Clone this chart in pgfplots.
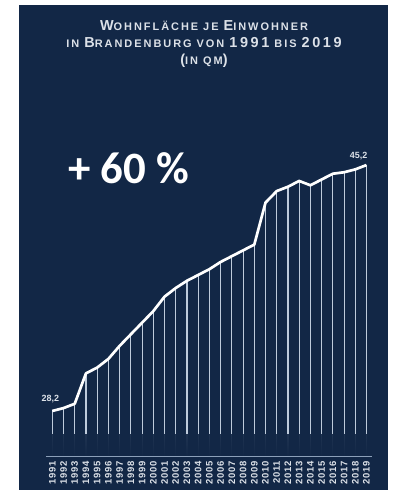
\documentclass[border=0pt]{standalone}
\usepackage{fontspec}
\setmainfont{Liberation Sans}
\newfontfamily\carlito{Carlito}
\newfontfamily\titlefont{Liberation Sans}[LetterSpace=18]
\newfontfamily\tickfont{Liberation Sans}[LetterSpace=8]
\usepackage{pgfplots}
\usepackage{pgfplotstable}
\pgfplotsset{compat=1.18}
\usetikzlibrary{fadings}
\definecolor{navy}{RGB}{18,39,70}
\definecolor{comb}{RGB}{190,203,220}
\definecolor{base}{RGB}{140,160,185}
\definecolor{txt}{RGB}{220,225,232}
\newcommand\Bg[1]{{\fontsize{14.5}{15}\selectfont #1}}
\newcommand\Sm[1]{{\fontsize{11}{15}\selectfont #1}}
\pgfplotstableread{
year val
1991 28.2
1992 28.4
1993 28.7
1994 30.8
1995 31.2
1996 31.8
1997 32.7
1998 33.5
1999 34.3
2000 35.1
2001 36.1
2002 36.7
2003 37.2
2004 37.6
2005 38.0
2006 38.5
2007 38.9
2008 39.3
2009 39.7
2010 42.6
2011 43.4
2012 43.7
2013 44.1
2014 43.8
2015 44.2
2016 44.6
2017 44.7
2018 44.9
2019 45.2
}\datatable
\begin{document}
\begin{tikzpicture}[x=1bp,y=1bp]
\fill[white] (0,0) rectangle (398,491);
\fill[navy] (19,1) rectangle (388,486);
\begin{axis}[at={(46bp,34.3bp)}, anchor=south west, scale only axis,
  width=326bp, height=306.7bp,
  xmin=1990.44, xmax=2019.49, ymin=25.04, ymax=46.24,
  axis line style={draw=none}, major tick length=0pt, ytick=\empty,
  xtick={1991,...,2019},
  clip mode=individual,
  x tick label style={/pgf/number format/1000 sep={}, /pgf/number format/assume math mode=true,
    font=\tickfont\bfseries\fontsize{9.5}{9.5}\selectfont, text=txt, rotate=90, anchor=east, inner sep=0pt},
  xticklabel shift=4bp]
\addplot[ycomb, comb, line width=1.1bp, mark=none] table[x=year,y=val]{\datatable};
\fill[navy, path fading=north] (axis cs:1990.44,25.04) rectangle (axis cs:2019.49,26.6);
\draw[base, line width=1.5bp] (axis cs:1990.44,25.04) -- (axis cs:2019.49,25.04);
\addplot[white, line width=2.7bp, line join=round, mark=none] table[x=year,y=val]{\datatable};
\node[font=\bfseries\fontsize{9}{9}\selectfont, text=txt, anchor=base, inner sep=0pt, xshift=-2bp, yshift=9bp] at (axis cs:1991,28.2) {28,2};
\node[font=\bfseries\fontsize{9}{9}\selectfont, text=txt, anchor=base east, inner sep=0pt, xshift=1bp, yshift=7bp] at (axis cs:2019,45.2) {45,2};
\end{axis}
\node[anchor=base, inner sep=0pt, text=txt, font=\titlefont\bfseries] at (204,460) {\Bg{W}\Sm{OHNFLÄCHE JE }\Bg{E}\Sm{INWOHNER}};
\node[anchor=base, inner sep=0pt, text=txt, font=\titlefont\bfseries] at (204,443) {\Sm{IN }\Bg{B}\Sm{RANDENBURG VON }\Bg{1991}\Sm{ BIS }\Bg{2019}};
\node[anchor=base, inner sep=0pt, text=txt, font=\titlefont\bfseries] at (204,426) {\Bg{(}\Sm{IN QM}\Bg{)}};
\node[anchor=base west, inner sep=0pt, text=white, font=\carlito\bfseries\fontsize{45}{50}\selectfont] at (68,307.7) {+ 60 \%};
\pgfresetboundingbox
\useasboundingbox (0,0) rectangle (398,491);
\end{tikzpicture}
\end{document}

---

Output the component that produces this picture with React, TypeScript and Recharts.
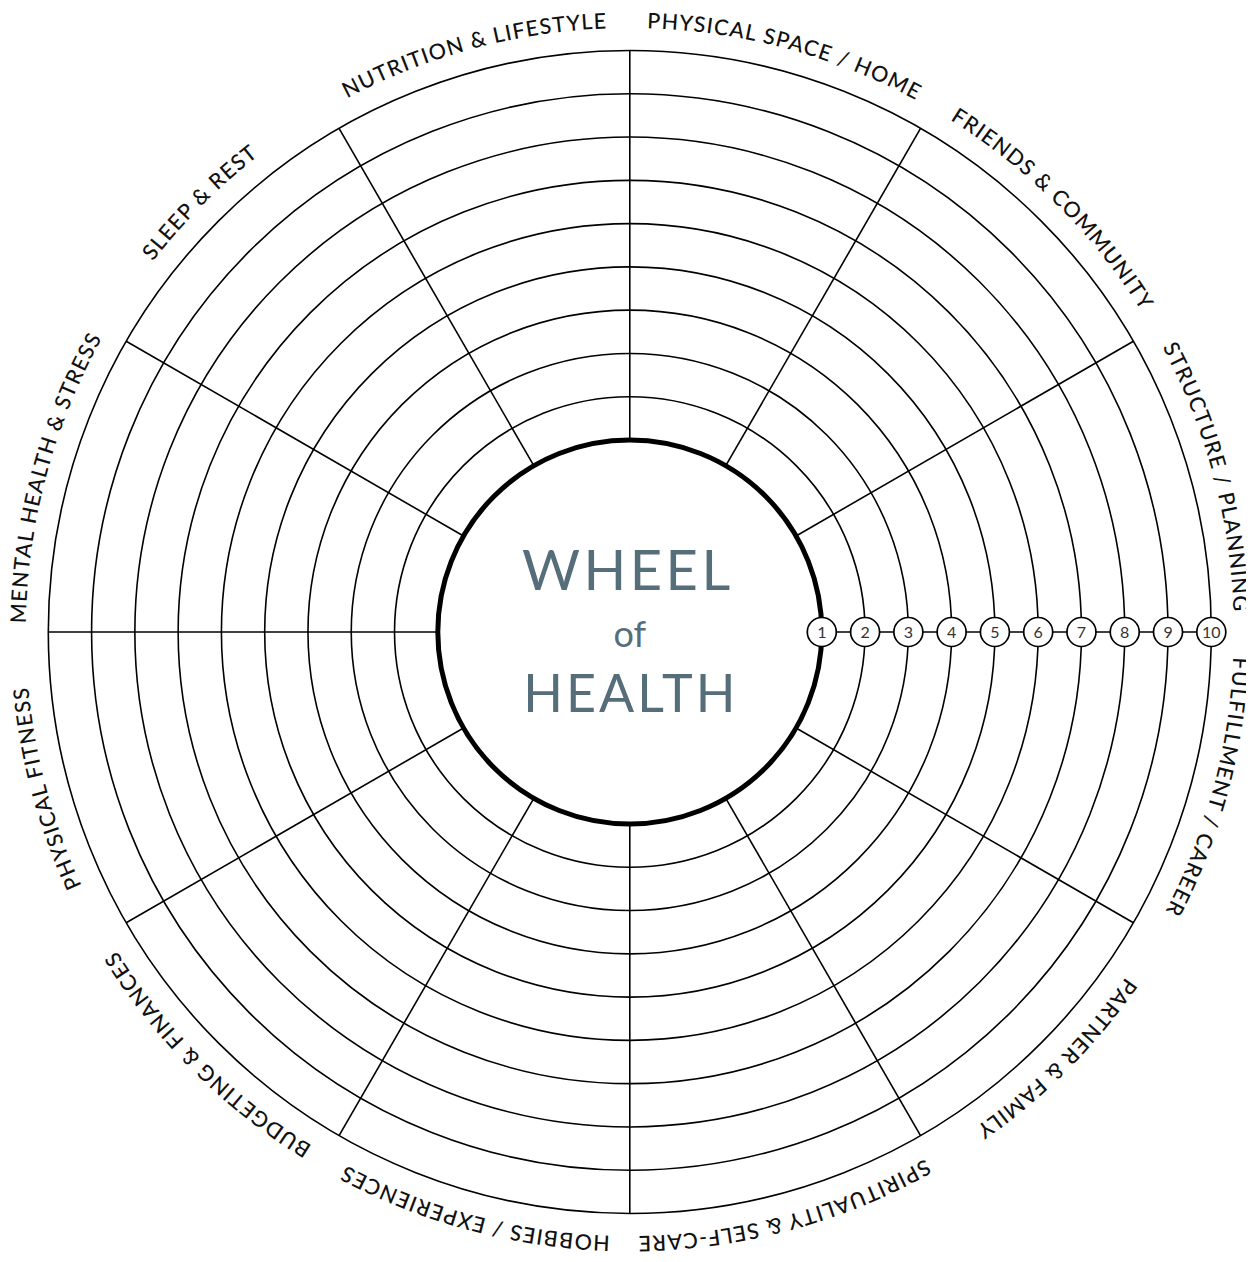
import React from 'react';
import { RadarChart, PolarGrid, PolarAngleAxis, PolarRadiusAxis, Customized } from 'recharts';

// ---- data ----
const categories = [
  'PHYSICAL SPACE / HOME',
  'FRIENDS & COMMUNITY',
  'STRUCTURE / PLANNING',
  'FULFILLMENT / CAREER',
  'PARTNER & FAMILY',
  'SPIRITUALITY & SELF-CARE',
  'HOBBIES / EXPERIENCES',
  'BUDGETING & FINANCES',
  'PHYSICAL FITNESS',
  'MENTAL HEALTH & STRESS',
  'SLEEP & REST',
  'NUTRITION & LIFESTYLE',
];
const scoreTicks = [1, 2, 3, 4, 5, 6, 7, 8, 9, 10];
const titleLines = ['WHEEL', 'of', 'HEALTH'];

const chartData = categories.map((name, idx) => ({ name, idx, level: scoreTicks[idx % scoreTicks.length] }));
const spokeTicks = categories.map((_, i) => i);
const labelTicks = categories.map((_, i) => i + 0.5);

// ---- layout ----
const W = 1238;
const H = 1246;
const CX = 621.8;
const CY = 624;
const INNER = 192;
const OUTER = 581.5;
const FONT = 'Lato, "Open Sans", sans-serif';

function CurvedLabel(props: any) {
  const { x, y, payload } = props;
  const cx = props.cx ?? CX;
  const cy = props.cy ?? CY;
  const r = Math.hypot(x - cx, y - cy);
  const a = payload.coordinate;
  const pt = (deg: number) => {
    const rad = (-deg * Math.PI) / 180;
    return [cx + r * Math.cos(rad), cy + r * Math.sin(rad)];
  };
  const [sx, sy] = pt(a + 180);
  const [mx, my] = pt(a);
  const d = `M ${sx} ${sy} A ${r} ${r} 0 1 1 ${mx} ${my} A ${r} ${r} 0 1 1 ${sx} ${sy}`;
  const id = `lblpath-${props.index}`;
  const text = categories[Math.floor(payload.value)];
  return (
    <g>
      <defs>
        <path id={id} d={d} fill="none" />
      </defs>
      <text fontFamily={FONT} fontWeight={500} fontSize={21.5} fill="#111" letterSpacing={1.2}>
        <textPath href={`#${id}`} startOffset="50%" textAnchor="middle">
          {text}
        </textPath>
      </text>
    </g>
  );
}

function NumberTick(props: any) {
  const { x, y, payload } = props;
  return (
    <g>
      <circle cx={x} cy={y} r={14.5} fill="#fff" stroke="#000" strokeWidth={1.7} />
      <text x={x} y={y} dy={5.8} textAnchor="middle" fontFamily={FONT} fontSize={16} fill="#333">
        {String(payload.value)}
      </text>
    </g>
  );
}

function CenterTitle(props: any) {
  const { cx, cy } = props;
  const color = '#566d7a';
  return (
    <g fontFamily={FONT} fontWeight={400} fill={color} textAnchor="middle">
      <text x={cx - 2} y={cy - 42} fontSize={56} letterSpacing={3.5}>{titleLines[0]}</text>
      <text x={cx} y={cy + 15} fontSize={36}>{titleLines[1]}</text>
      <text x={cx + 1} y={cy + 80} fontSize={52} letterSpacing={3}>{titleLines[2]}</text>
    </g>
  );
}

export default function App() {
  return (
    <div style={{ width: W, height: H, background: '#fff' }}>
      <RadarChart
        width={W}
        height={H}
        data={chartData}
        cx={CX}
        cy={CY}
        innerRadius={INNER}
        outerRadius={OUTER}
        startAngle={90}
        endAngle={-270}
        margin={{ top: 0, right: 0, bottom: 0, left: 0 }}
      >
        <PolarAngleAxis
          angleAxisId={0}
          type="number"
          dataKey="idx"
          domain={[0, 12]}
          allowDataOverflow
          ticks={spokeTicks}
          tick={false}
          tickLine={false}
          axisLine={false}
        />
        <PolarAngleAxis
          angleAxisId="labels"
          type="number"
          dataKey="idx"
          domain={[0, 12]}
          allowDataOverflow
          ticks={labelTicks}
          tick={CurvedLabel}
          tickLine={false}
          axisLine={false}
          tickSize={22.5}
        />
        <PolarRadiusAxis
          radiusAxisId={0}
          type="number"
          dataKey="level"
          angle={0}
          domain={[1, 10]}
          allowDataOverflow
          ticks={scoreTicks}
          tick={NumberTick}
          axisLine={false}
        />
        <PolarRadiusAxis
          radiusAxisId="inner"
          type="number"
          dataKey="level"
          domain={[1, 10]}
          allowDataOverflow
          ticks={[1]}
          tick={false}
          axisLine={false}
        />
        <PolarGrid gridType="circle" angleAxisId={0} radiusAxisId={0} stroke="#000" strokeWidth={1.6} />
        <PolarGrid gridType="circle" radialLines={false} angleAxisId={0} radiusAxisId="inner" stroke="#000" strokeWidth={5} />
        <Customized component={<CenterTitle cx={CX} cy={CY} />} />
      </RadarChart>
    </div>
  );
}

**Your objective:**
Show every line where the string "component" appears.

**Written reply:**
Output the component that produces this picture with React, TypeScript and Recharts.
        <Customized component={<CenterTitle cx={CX} cy={CY} />} />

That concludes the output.